**Task to complete:** State the number of lines in the material below that have "this" in them, without any other text.

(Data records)
----

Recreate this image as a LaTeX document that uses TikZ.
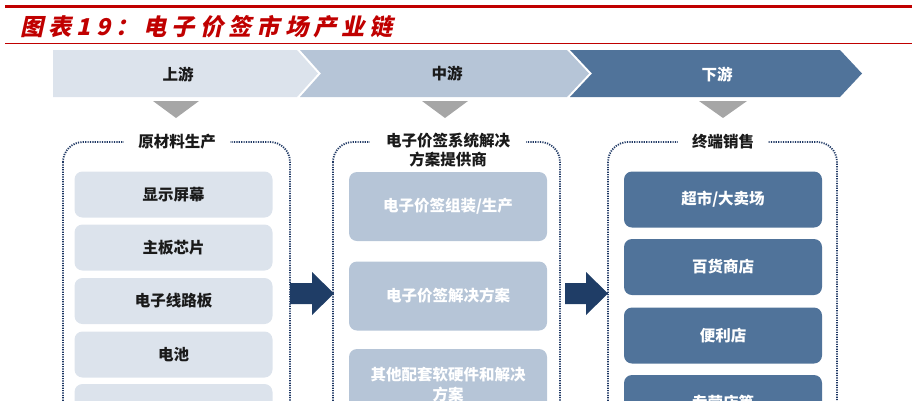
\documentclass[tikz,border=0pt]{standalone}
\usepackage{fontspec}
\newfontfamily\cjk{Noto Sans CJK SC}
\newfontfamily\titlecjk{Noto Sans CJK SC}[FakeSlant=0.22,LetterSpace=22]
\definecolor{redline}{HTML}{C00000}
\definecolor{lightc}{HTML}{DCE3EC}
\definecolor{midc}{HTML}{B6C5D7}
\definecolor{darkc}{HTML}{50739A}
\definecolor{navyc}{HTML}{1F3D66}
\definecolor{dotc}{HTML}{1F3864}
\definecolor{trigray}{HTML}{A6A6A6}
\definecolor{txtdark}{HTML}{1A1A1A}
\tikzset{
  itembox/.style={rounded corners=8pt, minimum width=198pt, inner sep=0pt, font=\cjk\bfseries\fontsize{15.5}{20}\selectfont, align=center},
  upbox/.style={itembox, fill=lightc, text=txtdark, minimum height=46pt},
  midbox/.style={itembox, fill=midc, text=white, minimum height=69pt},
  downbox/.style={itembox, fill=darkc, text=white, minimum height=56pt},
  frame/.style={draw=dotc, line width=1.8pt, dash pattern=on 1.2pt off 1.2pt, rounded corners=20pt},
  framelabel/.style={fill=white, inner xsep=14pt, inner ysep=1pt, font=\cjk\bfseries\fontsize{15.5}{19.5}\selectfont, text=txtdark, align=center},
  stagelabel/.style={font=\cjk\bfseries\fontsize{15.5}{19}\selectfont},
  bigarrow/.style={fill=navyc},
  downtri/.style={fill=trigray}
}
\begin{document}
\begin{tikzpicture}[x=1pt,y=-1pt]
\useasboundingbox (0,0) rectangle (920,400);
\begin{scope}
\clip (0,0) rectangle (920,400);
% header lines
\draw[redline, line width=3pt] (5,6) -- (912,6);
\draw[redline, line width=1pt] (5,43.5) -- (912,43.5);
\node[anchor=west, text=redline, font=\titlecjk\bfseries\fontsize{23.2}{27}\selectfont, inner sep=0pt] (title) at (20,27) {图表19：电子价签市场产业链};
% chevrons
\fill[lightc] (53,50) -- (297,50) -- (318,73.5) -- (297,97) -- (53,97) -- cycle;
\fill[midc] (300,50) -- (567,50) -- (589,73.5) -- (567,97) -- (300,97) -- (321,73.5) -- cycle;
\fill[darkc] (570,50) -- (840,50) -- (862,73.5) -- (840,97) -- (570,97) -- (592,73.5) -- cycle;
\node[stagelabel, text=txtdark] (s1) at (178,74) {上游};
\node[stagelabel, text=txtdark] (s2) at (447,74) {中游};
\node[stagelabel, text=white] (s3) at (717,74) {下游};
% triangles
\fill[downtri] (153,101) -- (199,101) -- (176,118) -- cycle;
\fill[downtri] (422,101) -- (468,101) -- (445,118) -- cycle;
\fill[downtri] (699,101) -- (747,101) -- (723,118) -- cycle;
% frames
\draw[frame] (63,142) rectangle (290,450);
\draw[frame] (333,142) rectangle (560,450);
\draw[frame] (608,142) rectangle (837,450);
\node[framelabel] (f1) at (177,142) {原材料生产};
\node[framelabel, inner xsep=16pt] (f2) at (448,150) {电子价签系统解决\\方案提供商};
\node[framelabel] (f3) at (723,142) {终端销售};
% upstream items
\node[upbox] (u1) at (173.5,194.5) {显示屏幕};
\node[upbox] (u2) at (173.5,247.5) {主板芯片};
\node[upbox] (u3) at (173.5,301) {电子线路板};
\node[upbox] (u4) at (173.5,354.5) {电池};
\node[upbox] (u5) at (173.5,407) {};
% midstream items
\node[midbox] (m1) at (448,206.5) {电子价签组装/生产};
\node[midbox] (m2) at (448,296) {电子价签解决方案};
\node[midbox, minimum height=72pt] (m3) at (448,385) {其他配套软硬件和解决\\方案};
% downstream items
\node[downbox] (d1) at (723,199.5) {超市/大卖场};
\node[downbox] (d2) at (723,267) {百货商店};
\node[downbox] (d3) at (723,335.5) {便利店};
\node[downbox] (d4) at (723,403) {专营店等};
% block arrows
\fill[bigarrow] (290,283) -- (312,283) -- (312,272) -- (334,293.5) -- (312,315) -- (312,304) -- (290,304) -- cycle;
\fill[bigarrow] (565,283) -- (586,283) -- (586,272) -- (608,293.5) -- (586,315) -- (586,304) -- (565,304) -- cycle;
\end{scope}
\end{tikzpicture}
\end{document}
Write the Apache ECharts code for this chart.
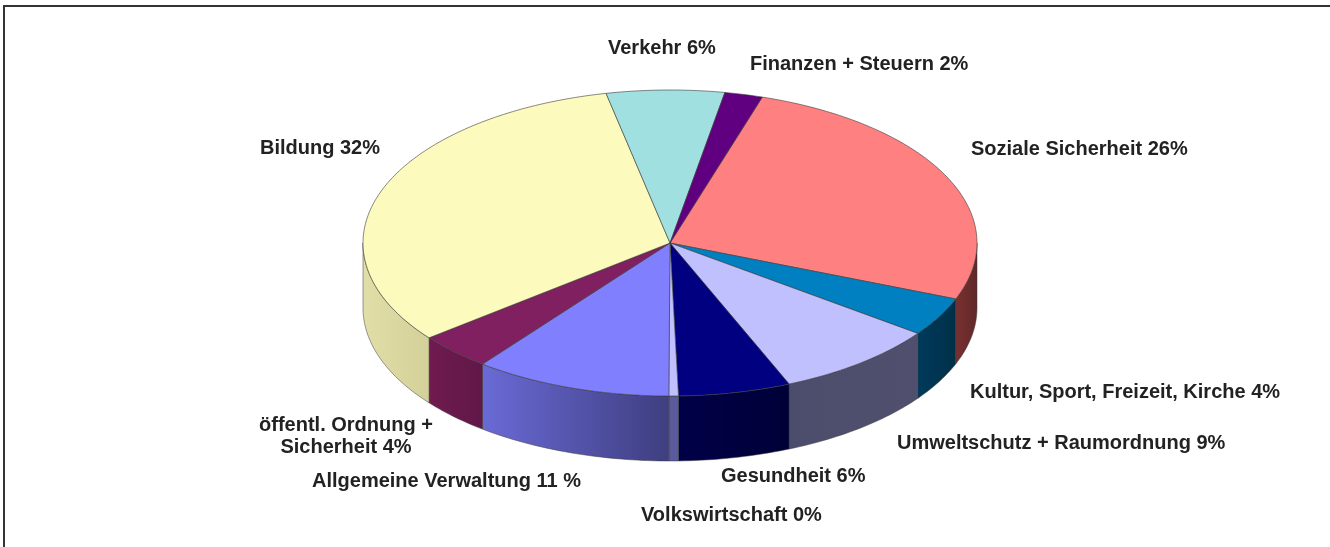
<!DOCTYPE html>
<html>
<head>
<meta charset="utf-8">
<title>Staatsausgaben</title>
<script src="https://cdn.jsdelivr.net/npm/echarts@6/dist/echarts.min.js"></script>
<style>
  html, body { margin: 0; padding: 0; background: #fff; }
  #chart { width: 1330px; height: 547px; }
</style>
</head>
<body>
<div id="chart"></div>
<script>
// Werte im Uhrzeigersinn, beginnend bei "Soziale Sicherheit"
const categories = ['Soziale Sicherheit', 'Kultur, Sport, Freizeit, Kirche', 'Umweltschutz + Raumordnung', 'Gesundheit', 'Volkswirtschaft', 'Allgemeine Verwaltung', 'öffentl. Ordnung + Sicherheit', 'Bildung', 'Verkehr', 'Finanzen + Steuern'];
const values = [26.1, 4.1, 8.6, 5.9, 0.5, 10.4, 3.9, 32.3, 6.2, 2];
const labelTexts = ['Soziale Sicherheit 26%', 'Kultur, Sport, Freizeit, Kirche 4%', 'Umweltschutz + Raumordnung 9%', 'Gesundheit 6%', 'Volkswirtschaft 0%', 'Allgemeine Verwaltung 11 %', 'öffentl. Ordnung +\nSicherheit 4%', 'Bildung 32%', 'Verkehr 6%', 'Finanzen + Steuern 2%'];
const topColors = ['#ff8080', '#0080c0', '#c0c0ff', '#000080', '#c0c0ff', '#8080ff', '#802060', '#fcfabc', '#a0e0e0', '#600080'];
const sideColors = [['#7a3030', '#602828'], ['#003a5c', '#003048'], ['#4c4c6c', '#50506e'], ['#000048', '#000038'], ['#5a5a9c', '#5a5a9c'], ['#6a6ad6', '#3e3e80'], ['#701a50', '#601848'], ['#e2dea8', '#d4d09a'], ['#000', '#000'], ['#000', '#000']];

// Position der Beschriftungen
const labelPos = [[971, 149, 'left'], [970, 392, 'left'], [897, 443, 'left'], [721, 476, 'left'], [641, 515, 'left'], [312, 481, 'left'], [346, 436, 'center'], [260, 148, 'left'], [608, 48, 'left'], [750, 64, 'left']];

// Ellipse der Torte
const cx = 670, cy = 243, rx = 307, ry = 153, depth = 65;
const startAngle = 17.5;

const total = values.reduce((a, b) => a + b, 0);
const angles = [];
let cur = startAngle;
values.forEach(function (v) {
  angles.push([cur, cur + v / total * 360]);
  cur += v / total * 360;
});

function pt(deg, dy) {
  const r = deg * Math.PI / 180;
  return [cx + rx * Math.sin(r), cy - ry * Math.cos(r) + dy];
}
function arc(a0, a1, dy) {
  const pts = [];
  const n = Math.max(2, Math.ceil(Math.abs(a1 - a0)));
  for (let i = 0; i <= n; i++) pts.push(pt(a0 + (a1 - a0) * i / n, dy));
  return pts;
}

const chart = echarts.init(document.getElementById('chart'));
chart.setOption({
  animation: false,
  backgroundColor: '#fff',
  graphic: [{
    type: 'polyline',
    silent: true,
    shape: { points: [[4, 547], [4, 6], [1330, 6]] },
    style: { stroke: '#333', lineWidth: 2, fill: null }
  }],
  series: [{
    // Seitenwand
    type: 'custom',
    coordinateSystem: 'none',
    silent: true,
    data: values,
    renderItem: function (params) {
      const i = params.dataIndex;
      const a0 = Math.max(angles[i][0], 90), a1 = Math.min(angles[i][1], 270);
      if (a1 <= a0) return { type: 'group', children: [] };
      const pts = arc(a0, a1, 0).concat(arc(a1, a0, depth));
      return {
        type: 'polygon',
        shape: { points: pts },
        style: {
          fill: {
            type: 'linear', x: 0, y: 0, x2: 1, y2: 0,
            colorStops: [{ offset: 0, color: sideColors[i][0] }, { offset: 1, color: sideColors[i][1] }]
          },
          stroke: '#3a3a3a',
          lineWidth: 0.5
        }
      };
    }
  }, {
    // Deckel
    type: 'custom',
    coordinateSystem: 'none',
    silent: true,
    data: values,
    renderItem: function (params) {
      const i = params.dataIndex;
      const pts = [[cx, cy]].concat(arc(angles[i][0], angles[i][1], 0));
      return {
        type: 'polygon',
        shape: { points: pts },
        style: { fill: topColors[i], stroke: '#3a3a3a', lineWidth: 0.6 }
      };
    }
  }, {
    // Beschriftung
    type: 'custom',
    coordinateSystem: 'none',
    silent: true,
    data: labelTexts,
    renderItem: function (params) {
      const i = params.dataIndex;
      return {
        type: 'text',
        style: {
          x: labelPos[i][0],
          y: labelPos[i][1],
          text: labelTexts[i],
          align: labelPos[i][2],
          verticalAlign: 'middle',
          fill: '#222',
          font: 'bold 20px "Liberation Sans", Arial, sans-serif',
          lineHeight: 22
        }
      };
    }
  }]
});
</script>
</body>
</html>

----

**Output:** 2